Crítica de "Nadie lo quiere creer", de La Zaranda
Nadie lo quiere creer. Compañía: La Zaranda. Autor: Eusebio Calonge. Director: Paco de la Zaranda. Intérpretes: Gaspar Campuzano, Francisco Sánchez, Enrique Bustos. Lugar y fecha: ENT, 23/10/11. Público: rozando el lleno.
Herencia negra
LA Escuela Navarra de Teatro comienza su ciclo de otoño y, en una época en la que, amén de la caída de la hoja, impera el recorte del billete, lo hace por todo lo alto: nada menos que con La Zaranda, una compañía que a lo largo de veintipico años ha sabido concitar hacia su trabajo un reconocimiento nacional e internacional sin perder por ello un ápice de su independencia ni dulcificar la aspereza de su estilo. La Zaranda había presentado en este mismo escenario sus trabajos anteriores, Los que ríen los últimos y Futuros difuntos, y ahora repiten con su última creación, Nadie lo quiere creer, después de que el año pasado su labor hubiese sido reconocida con el Premio Nacional de Teatro. La compañía se autodefine como Teatro Inestable de Andalucía la Baja; inestable porque, según su director, es esa inestabilidad, ese inconformismo permanente, el que les mueve a seguir creando y a no acomodarse.
Nadie lo quiere creer mantiene la coherencia temática y estilística de La Zaranda. Sus personajes son tipos populares, de esa Andalucía la Baja, observados con un ojo lúgubre y con otro zumbón: la muerte y la risa como dos caras de una misma moneda; o sea, humor negro con un toque bufo y farsesco que les hace herederos de una línea siempre presente, pero a menudo silenciada, en el teatro español. Una línea que podría rastrearse en los sainetes de Ramón de la Cruz, en el astracán, o, por supuesto, en el esperpento valleinclanesco.

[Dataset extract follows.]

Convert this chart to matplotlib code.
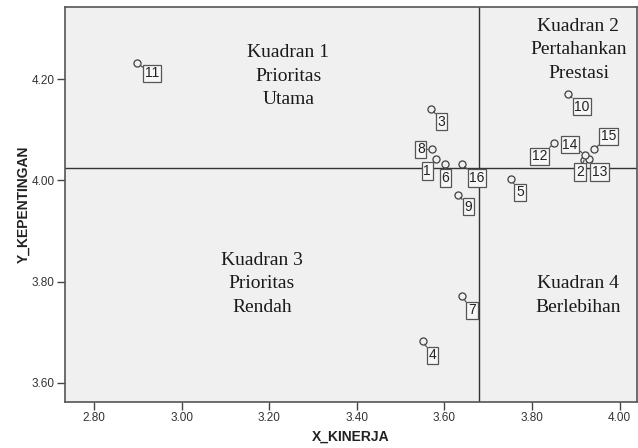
import matplotlib
matplotlib.use("Agg")
import matplotlib.pyplot as plt
import numpy as np

# attribute numbers with their performance (X) and importance (Y) means
labels = ["1", "2", "3", "4", "5", "6", "7", "8",
          "9", "10", "11", "12", "13", "14", "15", "16"]
x_kinerja = [3.581, 3.919, 3.570, 3.550, 3.752, 3.602, 3.640, 3.571,
             3.631, 3.882, 2.898, 3.850, 3.931, 3.921, 3.941, 3.640]
y_kepentingan = [4.042, 4.040, 4.142, 3.682, 4.002, 4.032, 3.771, 4.061,
                 3.972, 4.171, 4.231, 4.073, 4.042, 4.051, 4.061, 4.032]

# label offsets in pixels (dx, dy; dy positive = down) as placed in the original
label_offsets = {
    "1": (-9, 12), "2": (-4, 12), "3": (10, 13), "4": (10, 14),
    "5": (9, 13), "6": (0, 14), "7": (10, 14), "8": (-11, 0),
    "9": (10, 12), "10": (14, 13), "11": (15, 10), "12": (-14, 13),
    "13": (10, 13), "14": (-15, -10), "15": (15, -13), "16": (15, 14),
}

quadrants = [
    ("Kuadran 1\nPrioritas\nUtama", 3.243, 4.206),
    ("Kuadran 2\nPertahankan\nPrestasi", 3.906, 4.258),
    ("Kuadran 3\nPrioritas\nRendah", 3.183, 3.796),
    ("Kuadran 4\nBerlebihan", 3.906, 3.772),
]

fig = plt.figure(figsize=(6.38, 4.48), dpi=100, facecolor="white")
ax = fig.add_axes([0.1019, 0.1027, 0.8966, 0.881])
ax.set_facecolor("#f0f0f0")

ax.scatter(x_kinerja, y_kepentingan, s=26, facecolor="#f0f0f0",
           edgecolor="#404040", lw=0.9, zorder=3)

for lab, x, y in zip(labels, x_kinerja, y_kepentingan):
    dx, dy = label_offsets[lab]
    ax.annotate(lab, (x, y), xytext=(dx, -dy), textcoords="offset pixels",
                ha="center", va="center", fontsize=10,
                family="Liberation Sans", color="#222222", zorder=4,
                bbox=dict(boxstyle="square,pad=0.12", fc="#f7f7f7",
                          ec="#555555", lw=0.9),
                arrowprops=dict(arrowstyle="-", color="#555555", lw=0.9,
                                shrinkA=0, shrinkB=2.6))

# reference lines at the means
ax.axvline(np.mean(x_kinerja), color="#333333", lw=1.0, zorder=2)
ax.axhline(np.mean(y_kepentingan), color="#333333", lw=1.0, zorder=2)

for txt, qx, qy in quadrants:
    ax.text(qx, qy, txt, ha="center", va="center", fontsize=14,
            family="Liberation Serif", color="#1a1a1a", linespacing=1.5)

ax.set_xlim(2.733, 4.040)
ax.set_ylim(3.562, 4.342)
ax.set_xticks([2.8, 3.0, 3.2, 3.4, 3.6, 3.8, 4.0])
ax.set_yticks([3.6, 3.8, 4.0, 4.2])
ax.xaxis.set_major_formatter(plt.FormatStrFormatter("%.2f"))
ax.yaxis.set_major_formatter(plt.FormatStrFormatter("%.2f"))
ax.tick_params(direction="out", length=5.5, width=1, color="#444444",
               labelsize=8.5, labelcolor="#333333", pad=2)
for lab in ax.get_xticklabels() + ax.get_yticklabels():
    lab.set_family("Liberation Sans")
for spine in ax.spines.values():
    spine.set_color("#555555")
    spine.set_linewidth(1.2)

ax.set_xlabel("X_KINERJA", fontsize=10, fontweight="bold",
              family="Liberation Sans", color="#222222", labelpad=4)
ax.set_ylabel("Y_KEPENTINGAN", fontsize=10, fontweight="bold",
              family="Liberation Sans", color="#222222", labelpad=1)

fig.savefig("out.png", dpi=100)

Entroncando con lo antedicho, me gustaría destacar que Nadie lo quiere creer se define en el programa como un «sainete espectral», y a fe que le viene la definición como anillo al dedo. No se me ocurre una manera mejor de sintetizar esa doble naturaleza que se nutre de las formas castizas de la comedia rebozadas en risa macabra. El espectáculo lleva el esclarecedor subtítulo de La patria de los espectros. Esa patria es el espacio intangible al que pertenecen los monigotes protagonistas de la comedia, vivos, pero acercándose a cada paso a ese fin fantasmagórico. También es su patria el espacio físico de los dos metros cuadrados de panteón en el que reposarán los restos mutilados de la Señora, dueña del caserón ruinoso que los otros dos personajes, la criada y un sobrino, aspiran a heredar a la muerte de la vieja.
El argumento no es lo más brillante del montaje, pero tampoco es su componente esencial. Importa más el tono de la obra y el retrato de los personajes que una trama de desarrollo no lineal, sino que progresa más bien en espirales, con segmentos de la acción que se van repitiendo con ligeras variaciones, conduciendo a sus personajes por el sumidero de lo grotesco hasta el delirante final. El peligro de esto es que pueda resultar reiterativo. A mí me lo pareció en ocasiones. Se redime casi siempre por algún golpe de humor brutal, como el del brazo ortopédico que le regalan a la anciana (y que es el del mismo lado que el que ya tiene), o por hallazgos como las transformaciones de los personajes en apariciones espectrales (las «visitas», les llaman) para distraer a la señora. En suma, una obra de una compañía en estado de gracia, hecha para ser disfrutada despacio, paladeando unos detalles que revelan la gran calidad artística de los intérpretes.